You may be asking yourself, “what can be done to reduce the pain?”. Here are some tips to help you make home blood glucose monitoring a little less painful:
1. Find the blood glucose meter and lancing device that works best for you:
There are many makes and models of meters; shop around until you find the one you like best. You may notice that some are easier to use than others, and that some will result in more or less pain for you when you prick yourself. Also, ask your pharmacist or other diabetes healthcare team member for their recommendations.
2. Wash your hands:
It is important to wash your hands with warm water prior to pricking your finger. This will help increase the blood circulation down to your fingertips. Avoid using alcohol to clean your finger since it can dry out and tighten your skin which makes it more difficult for the lancet to poke through.
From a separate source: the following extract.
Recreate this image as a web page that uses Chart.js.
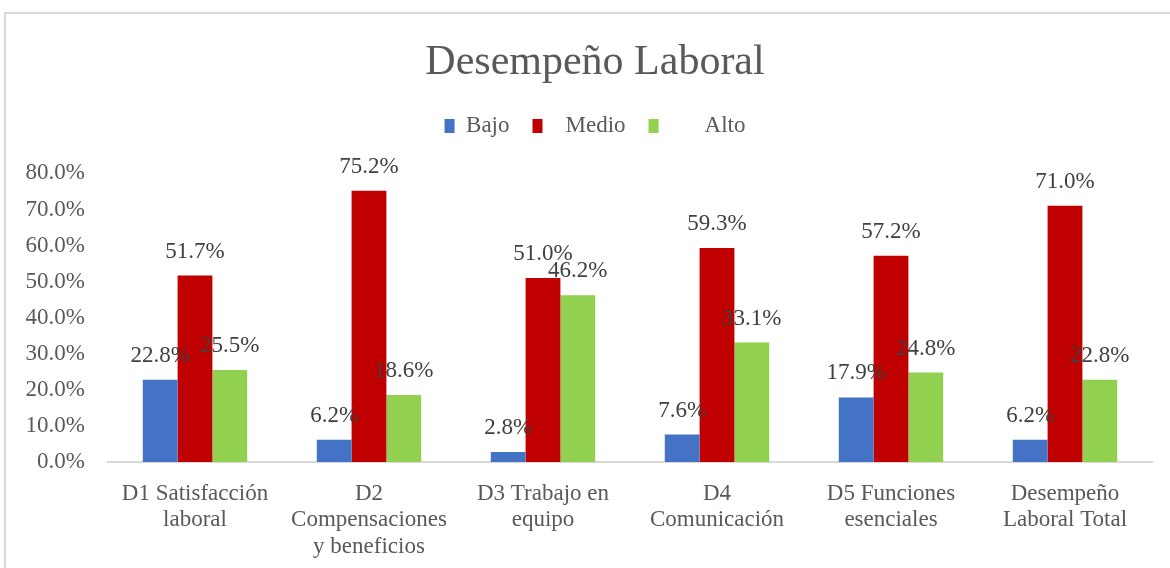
<!DOCTYPE html>
<html>
<head>
<meta charset="utf-8">
<script src="https://cdn.jsdelivr.net/npm/chart.js@4"></script>
<style>
  body { margin: 0; background: #fff; }
  #wrap { position: relative; width: 1170px; height: 568px; overflow: hidden; }
  #frame { position: absolute; left: 4px; top: 12px; width: 1200px; height: 600px;
           border-left: 2px solid #d9d9d9; border-top: 2px solid #d9d9d9; }
  #bpChart { position: absolute; left: 0; top: 0; }
</style>
</head>
<body>
<div id="wrap">
  <div id="frame"></div>
  <canvas id="bpChart" width="1170" height="568"></canvas>
</div>
<script>
function getElement(id) {
  return document.getElementById(id);
}

// Data

const categories = [
  ["D1 Satisfacción", "laboral"],
  ["D2", "Compensaciones", "y beneficios"],
  ["D3 Trabajo en", "equipo"],
  ["D4", "Comunicación"],
  ["D5 Funciones", "esenciales"],
  ["Desempeño", "Laboral Total"],
];
const series_names = ["Bajo", "Medio", "Alto"];
const bajo = [22.8, 6.2, 2.8, 7.6, 17.9, 6.2];
const medio = [51.7, 75.2, 51.0, 59.3, 57.2, 71.0];
const alto = [25.5, 18.6, 46.2, 33.1, 24.8, 22.8];
const y_min = 0;
const y_max = 80;
const y_step = 10;

const font_family = "'Liberation Serif', 'Times New Roman', serif";
const text_color = "#595959";
let ctx = getElement("bpChart");

// legend spacing as in the original (extra spaces before the names)
const legend_text = ["Bajo", "  Medio", "      Alto"];

const legendHeight = {
  id: "legendHeight",
  beforeInit(chart) {
    const fit = chart.legend.fit;
    chart.legend.fit = function () {
      fit.bind(chart.legend)();
      this.height = 82;
    };
  },
};

// the y labels are wider than the axis box, let them spill to the left
const yLabelRoom = {
  id: "yLabelRoom",
  afterLayout(chart) {
    chart.scales.y.left = 0;
  },
};

const valueLabels = {
  id: "valueLabels",
  afterDatasetsDraw(chart) {
    const c = chart.ctx;
    c.save();
    c.font = "23px " + font_family;
    c.fillStyle = "#404040";
    c.textAlign = "center";
    c.textBaseline = "middle";
    chart.data.datasets.forEach((ds, i) => {
      chart.getDatasetMeta(i).data.forEach((bar, j) => {
        c.fillText(ds.data[j].toFixed(1) + "%", bar.x, bar.y - 24);
      });
    });
    c.restore();
  },
};

new Chart(ctx, {
  type: "bar",
  data: {
    labels: categories,
    datasets: [
      { label: series_names[0], data: bajo, backgroundColor: "#4472c4" },
      { label: series_names[1], data: medio, backgroundColor: "#c00000" },
      { label: series_names[2], data: alto, backgroundColor: "#92d050" },
    ],
  },
  options: {
    responsive: false,
    animation: false,
    barPercentage: 1,
    categoryPercentage: 0.6,
    layout: {
      padding: { left: 38, right: 18, top: 0, bottom: 0 },
    },
    scales: {
      x: {
        grid: { display: false },
        border: { display: true, color: "#d9d9d9", width: 2 },
        ticks: {
          color: text_color,
          font: { family: font_family, size: 23, lineHeight: 1.17 },
          padding: 10,
          maxRotation: 0,
          autoSkip: false,
        },
        afterFit(scale) {
          scale.height = 106;
        },
      },
      y: {
        min: y_min,
        max: y_max,
        grid: { display: false, drawTicks: false },
        border: { display: false },
        ticks: {
          stepSize: y_step,
          color: text_color,
          font: { family: font_family, size: 23 },
          padding: 23,
          callback: (v) => Number(v).toFixed(1) + "%",
        },
        afterFit(scale) {
          scale.width = 70;
        },
      },
    },
    plugins: {
      title: {
        display: true,
        text: "Desempeño Laboral",
        color: text_color,
        font: { family: font_family, size: 42, weight: "normal" },
        padding: { top: 38, bottom: 3 },
      },
      legend: {
        display: true,
        labels: {
          color: text_color,
          font: { family: font_family, size: 23 },
          boxWidth: 10,
          boxHeight: 14,
          padding: 23,
          generateLabels(chart) {
            return chart.data.datasets.map((ds, i) => ({
              text: legend_text[i],
              fillStyle: ds.backgroundColor,
              strokeStyle: ds.backgroundColor,
              lineWidth: 0,
              fontColor: text_color,
              datasetIndex: i,
            }));
          },
        },
      },
      tooltip: { enabled: false },
    },
  },
  plugins: [legendHeight, yLabelRoom, valueLabels],
});
</script>
</body>
</html>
Another tip to increase blood flow is to shake your arms and hands at your sides. Washing your hands is also important to prevent a falsely high blood sugar reading due to any sugar that may be left on your fingers if you just ate.
3. Keep your skin taut:
You can keep your skin taught by pressing the lancet device firmly against your skin. This should help reduce any pain you are experiencing when you prick yourself.
4. Adjust the lancet depth:
If blood sugar testing is always painful for you, it is possible that your lancet is set to hit too hard or too deep. It is important to select a penetration depth on the lancet device that is as shallow as possible, but that still produces blood. If you are having trouble figuring out how to do this, or determining which depth will get you the least painful blood testing experiencing with the most accurate blood sugar monitoring results, work with a diabetes educator or a member of your diabetes team.
5. Use a sharp lancing device:
It is important to use a new lancet every time you prick your finger, to ensure it is sharp. If you re-use lancets, they become duller and, thus, more painful to use. Lancets are so tiny that just a single use can bend or dull their tips. As a result, they can hurt more if you reuse them.
6. Prick your finger quickly:
Sometimes, fear of a painful prick will cause you to prick at a slower pace. This slower insertion is more painful, and may result in a more unpleasant experience for you. It is import to prick your finger quickly, without hesitation, to minimize the pain.
7. Use the side of your fingertips:
When testing your blood sugar, it is important to resist aiming straight for that big area on the tips of your fingers. This is because are are more nerve endings on the pads on the finger tips. To reduce pain, it is recommended to prick on the side of your fingertips, because there are fewer nerve endings there.
8. Rotate your pricking sites:
When managing your diabetes, it is easy to get in a habit of using the same finger to prick yourself. However, we recommend against this. It is important to switch fingers, and areas on the finger each time you prick yourself. This will reduce the risk of calluses and scarring, and will result in a less painful prick.
Using some of the solutions above, you will find that blood glucose monitoring does not need to be painful and can be an invaluable tool to help with your diabetes management planning.